Congratulations! Currently working on the interior of my new barn, and it's exciting, but not as fast of a process as I'd like hehe.

For prints, if you want all the engineering numbers and details, I'd go to someone who does professional prints. Usually every town has them. My builder got mine for me for my house from a local print artist, but I'm sure you'll be able to easily get those down by someone local.


----------



## gnpenning (Aug 19, 2017)

If you raise the stall height to be the same as isle everytime you open or close the door shavings will spill and get in the way of the door closing. 


8" of fill depending on your base soil will be a lot. Keep it down a few inches. Use a plate compactor to get a level surface for your mats. Have the mats precut. This way you can put the mats in and pack them at the same time and save on rental fees. If your mats aren't flat you will be catching tines on the edges every time you clean. Do Not use a jumping jack type. Your stalls won't be as flat and you will be catching tines. This comes from someone who owns a jumping Jack and chose to rent a plate compactor. I did use it for initial compaction and getting it close so it did cut down on rental fees.


----------



## baracus (Aug 24, 2017)

Little update, got the right side fully cleaned out. Tore the previous attempts at framing out and started from scratch. Had a full load of stone dust delivered and using it for base. Going to do 2 12x12 stalls and one 12x24 stall. The big stall is for my girlfriends spoiled horse. We got extremely lucky and got an awesome paint/quarter horse pony that's a hunter jumper and bombproof,for my daughter. God has blessed us so much with good people and friends that have made this possible. I'll attach some pics. And put some more after tomorrow when I have more done.


----------



## baracus (Aug 24, 2017)

More pics. So what is a good place to get some thin angle metal for the edges and corners? I've seen stuff online from horse companies but it's pretty expensive, there has to be a cheap alternative that I'm not thinking about. U can see in the pics, all the stalls will jave a dutch door and the big stall and ends will have windows. Going to use the outside wall as the outside of the doors and windows, should be awesome when finished. Thanks for looking and all help appreciated.


----------



## baracus (Aug 24, 2017)

More progress


----------



## Werecat (Aug 23, 2015)

Awesome job! And smart for scratching the old and starting new. Do you mean the u-channels for the corners?


----------



## AnitaAnne (Oct 31, 2010)

Your barn looks fabulous! Very professional looking too! Fun to see your progress. 
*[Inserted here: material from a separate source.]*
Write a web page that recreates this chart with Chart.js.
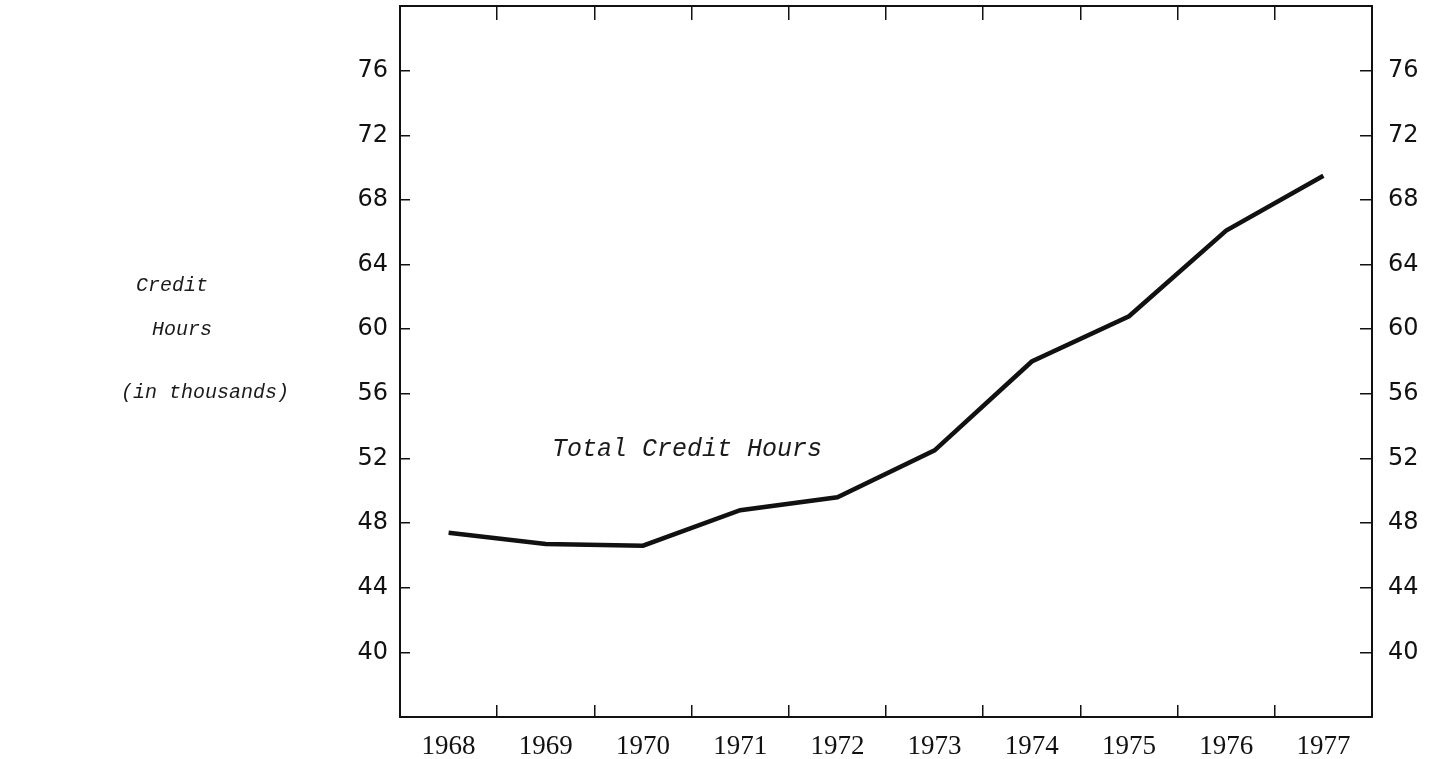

Not sure what you mean about the metal; are you trying to cover exposed wood like corners and such? If so maybe house siding material would work.


----------



## baracus (Aug 24, 2017)

Thanks guys, yes I'm looking for the u channel metal to put over exposed corners to prevent the horses form chewing.


----------



## Werecat (Aug 23, 2015)

Places like Ramm fencing sells them. I'm sure there are other things similar you can get locally. I'm looking for thinner metal to put over the top of my dutch doors in case a horse gets the idea to start nibbling lol.


----------



## KigerQueen (Jun 16, 2013)

you are building my dream barn lol!


----------



## valley ranch (Oct 12, 2017)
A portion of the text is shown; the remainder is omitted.